For a RDBMS, I think the simplest approach that's still flexible enough to accommodate the majority of situations is to do the following:
Teams has [team-id (PK)], [name], [region-id (FK to Regions)], [initial-seed]. You will have one entry for each team. (The regions table is a trivial code table with only four entries, one for each NCAA region, and is not listed here.)
Participants has [game-id (FK to Games)], [team-id (FK to Teams)], [score (nullable)], [outcome]. [score] is nullable to reflect that a team might forfeit. You will have typically have two Participants per Game.
Games has [game-id (PK)], [date], [location]. To find out which teams played in a game, look up the appropriate game-id in the Participants table. (Remember, there might be more than two teams if someone dropped out or was disqualified.)
To set up the initial bracket, match the appropriate seeds to each other. As games are played, note which team has outcome = Winner for a particular game; this team is matched up against the winner of another game. Fill in the bracket until there are no more winning teams left.
Since you didn't specify RDBMS, I'm gonna be a little different and go with a CouchDB approach since I was reading about that this weekend. Here's the document structure I've come up with a represent a game.
{
"round" : 1, //The final would be round 5, and I guess Alabama St. vs. Morehead would be 0
"location" : "Dayton, OH",
"division": "South",
"teams" : ["UNC", "Radford"] //A feature of Couch is that fields like teams don't need a fixed nuber of columns.
"winner" : "UNC" //Showing my bias
}
A more interesting or complete application might have data for teams, rankings, and the like stored somewhere as well. John's approach covers that angle well, it seems. I welcome any comments from people who know better on my Couch skills.

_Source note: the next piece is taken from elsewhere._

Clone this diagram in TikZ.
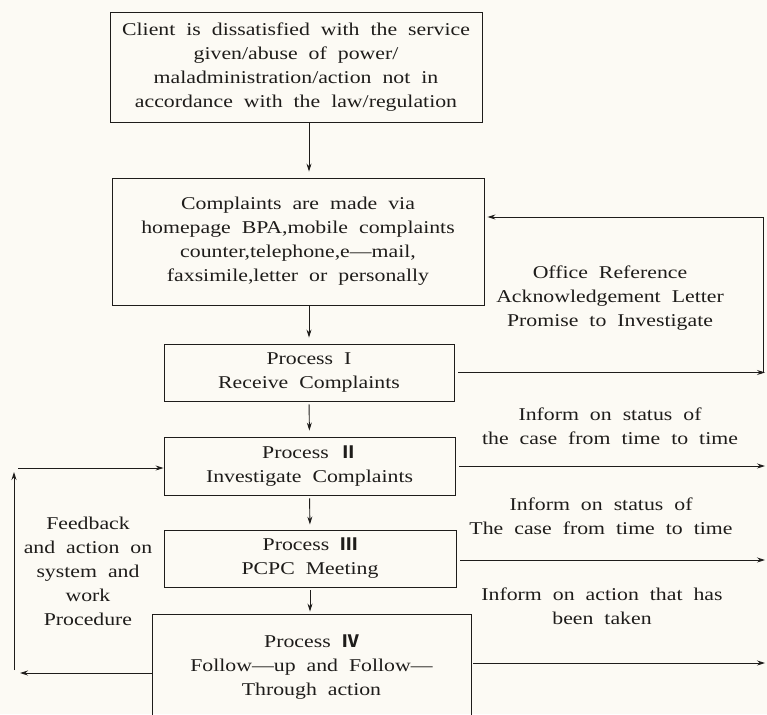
\documentclass[tikz,border=0pt]{standalone}
\usepackage{fontspec}
\setmainfont[FakeStretch=1.21]{Liberation Serif}
\newfontfamily\cjkf{Noto Sans CJK SC}
\usetikzlibrary{arrows.meta,calc}
\definecolor{paper}{RGB}{252,250,244}
\definecolor{ink}{RGB}{30,28,26}
\newcommand\txtfont{\fontsize{18}{24}\selectfont\spaceskip=11pt plus 2pt minus 2pt\relax}
\newcommand\rn[1]{{\cjkf\bfseries\fontsize{17}{24}\selectfont #1}}
\begin{document}
\begin{tikzpicture}[x=1pt,y=-1pt,
  box/.style={draw=ink,line width=0.9pt,inner sep=0pt,align=center,text=ink,font=\txtfont},
  lbl/.style={align=center,text=ink,font=\txtfont,inner sep=0pt},
  arr/.style={draw=ink,line width=0.9pt,-{Stealth[length=8pt,width=5pt]}},
  ln/.style={draw=ink,line width=0.9pt}]
\fill[paper] (0,0) rectangle (767,714);
\useasboundingbox (0,0) rectangle (767,714);
% boxes
\node[box,minimum width=372,minimum height=110] (b1) at (296,67)
  {Client is dissatisfied with the service\\given/abuse of power/\\maladministration/action not in\\accordance with the law/regulation};
\node[box,minimum width=372,minimum height=127] (b2) at (298,241.5)
  {Complaints are made via\\homepage BPA,mobile complaints\\counter,telephone,e—mail,\\faxsimile,letter or personally};
\node[box,minimum width=290,minimum height=57] (b3) at (309,372.5)
  {Process I\\Receive Complaints};
\node[box,minimum width=291,minimum height=58] (b4) at (309.5,466)
  {Process \rn{Ⅱ}\\Investigate Complaints};
\node[box,minimum width=292,minimum height=57] (b5) at (310,558.5)
  {Process \rn{Ⅲ}\\PCPC Meeting};
\node[box,minimum width=319,minimum height=106] (b6) at (311.5,667)
  {Process \rn{Ⅳ}\\Follow—up and Follow—\\Through action};
% labels
\node[lbl] (l1) at (610,298) {Office Reference\\Acknowledgement Letter\\Promise to Investigate};
\node[lbl] (l2) at (610,426) {Inform on status of\\the case from time to time};
\node[lbl] (l3) at (601,516) {Inform on status of\\The case from time to time};
\node[lbl] (l4) at (602,606) {Inform on action that has\\been taken};
\node[lbl] (l5) at (88,571) {Feedback\\and action on\\system and\\work\\Procedure};
% coordinates
\coordinate (rx) at (765,0);
\coordinate (ftop) at (763,217);
\coordinate (fbot) at (763,373);
\coordinate (lbot) at (14,670);
\coordinate (ltop) at (14,472);
\coordinate (lin) at (18,468);
\coordinate (lout) at (20,673);
% vertical flow
\draw[arr,shorten >=6pt] (b1.south -| b3) -- (b2.north -| b3);
\draw[arr,shorten >=6pt] (b2.south -| b3) -- (b3.north);
\draw[arr,shorten >=6pt,shorten <=3pt] (b3.south) -- (b4.north);
\draw[arr,shorten >=5pt,shorten <=3pt] (b4.south) -- (b5.north);
\draw[arr,shorten >=2pt,shorten <=3pt] (b5.south) -- (b6.north -| b5);
% right side
\draw[arr,shorten <=4pt] (b3.east) -- (b3.east -| rx);
\draw[ln] (fbot) -- (ftop);
\draw[arr,shorten >=3pt] (ftop) -- (b2.east |- ftop);
\draw[arr,shorten <=4pt] (b4.east) -- (b4.east -| rx);
\draw[arr,shorten <=4pt] ($(b5.east)+(0,1.5)$) -- ($(b5.east -| rx)+(0,1.5)$);
\draw[arr,shorten <=2pt] ($(b6.east)+(0,-4)$) -- ($(b6.east -| rx)+(0,-4)$);
% left side
\draw[arr] ($(b6.west)+(0,6)$) -- (lout);
\draw[arr] (lbot) -- (ltop);
\draw[arr] (lin) -- (b4.west |- lin);
\end{tikzpicture}
\end{document}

I created a small system with the following tables:
Games: GameId, TournId, RoundId, Sequence, Date, VisitorId, VisitorScore, HomeId, HomeScore, WinnerId, WinnerGameId, WinnerHome (bit)
Predictions: PredId, UserId, GameId, PredVisitorId, PredHomeId, PredWinnerId
Rounds: RoundId, TournId, RoundNum, Heading1, Heading2
Teams: TeamId, TournId, TeamName, Seed, MoreInfo, Url
Tournaments: TournId, TournDesc
Users: TournId, UserName
WinnerGameId connects the winner of a game to their next game. WinnerHome tells whether the winner is the home or visitor of that next game. Other than that, I think it's pretty self explanatory.
Proposed Model
Proposed ER Diagram http://img257.imageshack.us/img257/1464/ncaaer.jpg
Team Table
All we need to know about a team is the name and seed. Therefore we need a "Team" table to store the seed value. The only candidate key is team name so we will use that as the primary to keep things simple. NCAA team names are unlikely to change over the course of a single tournament or contain duplicates so it should be an adequate key.
MatchUp Table
A "MatchUp" table can be used to pair the teams into each of the match ups. Foreign Keys (FK1, FK2) to the "Team" will ensure that the teams exist and a primary key over these values ensures that teams are only matched up against each other once.

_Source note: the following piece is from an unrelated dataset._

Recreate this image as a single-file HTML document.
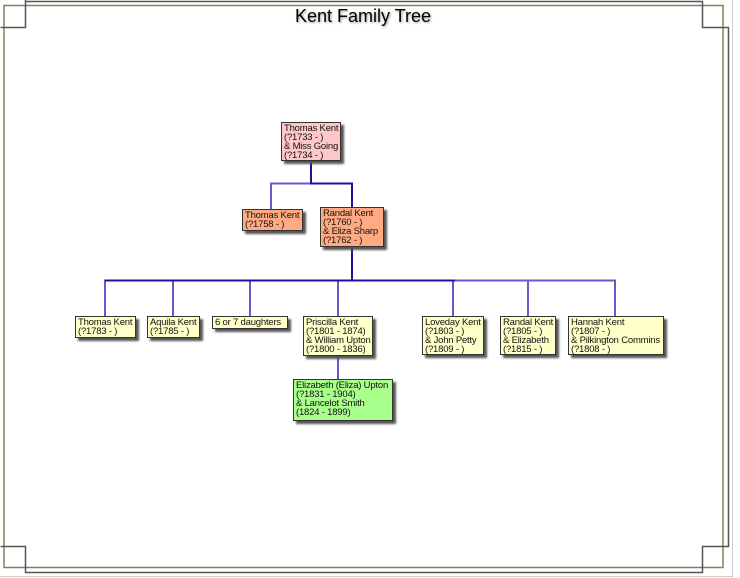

A foreign key (FK4) to the "Team" table from the "MatchUp" table will record the winner. Logically the winner would need to be one of the two teams participating in the match up. A check constraint against the primary key could ensure this.
Once the outcome of a match up has been determined the Victor's seed could be retrieved from the team table in order to compare against other Victor's in order to determine subsequent match ups. Upon doing so an FK (FK3) to the resulting match up can be written to the determining match ups in order to depict the progress of the tournament (although this data could probably be derived at any time).
Games Table
I also modeled out the games of each Match Up. A game is identified by the match up it is a part of and a sequence number based on the order in which it took place during the match up. Games have a winner from the team table (FK2). Score could be recorded in this table as well.
4 tables:
Team(Team, Region, Seed)
User(UserId, Email, blablabla)
Bracket(BracketId, UserId, Points)
Pick(BracketId, GameId, Team, Points)
Each bracket a person submits will have 63 rows in the Pick table.
After each game is played you would update the pick table to score individual picks. Points field in this table will be null for game not yet played, 0 for an incorrect pick or positive number for correct pick. GameId is just a key identifying where in that users bracket this pick goes (ex: East_Round2_Game2, FinalFour_Game1).
The points column in the bracket table can be updated after each update of the pick table so it contains the sum of points for that bracket. The most looked at thing will be the standings, don't want to re-sum those every time someone wants to view the leader board.
You don't need to keep a table with all the games that actually get played or their results, just update the pick table after each game. You can even do the bracket highlighting of correct/incorrect picks by just looking at the Points column in the pick table.
In keeping track of a large number of different bracket predictions: You could use 67 bits for keeping track of the outcome of each game. (ie. Each of the sixty-seven games played in the tournament is each represented by a bit, 1 = "team A wins", 0 = "team B wins"). To display any given bracket, you can use a pretty simple function to map the 67 bits to the UI. The function knows the team names and their initial location, and then it tracks their movement through the bracket as it traces the 'bitboard'.
I use the same schema for all of my databases.
t
--------
1 guid PK
2 guid FK
3 bit
Then in my code:
select [2],[3] from t where [1] = #1
#1 is the id of the data I am fetching. Then if [2] is not null, I select again, setting #1 to [2].
This makes it really easy to model the situation you posted.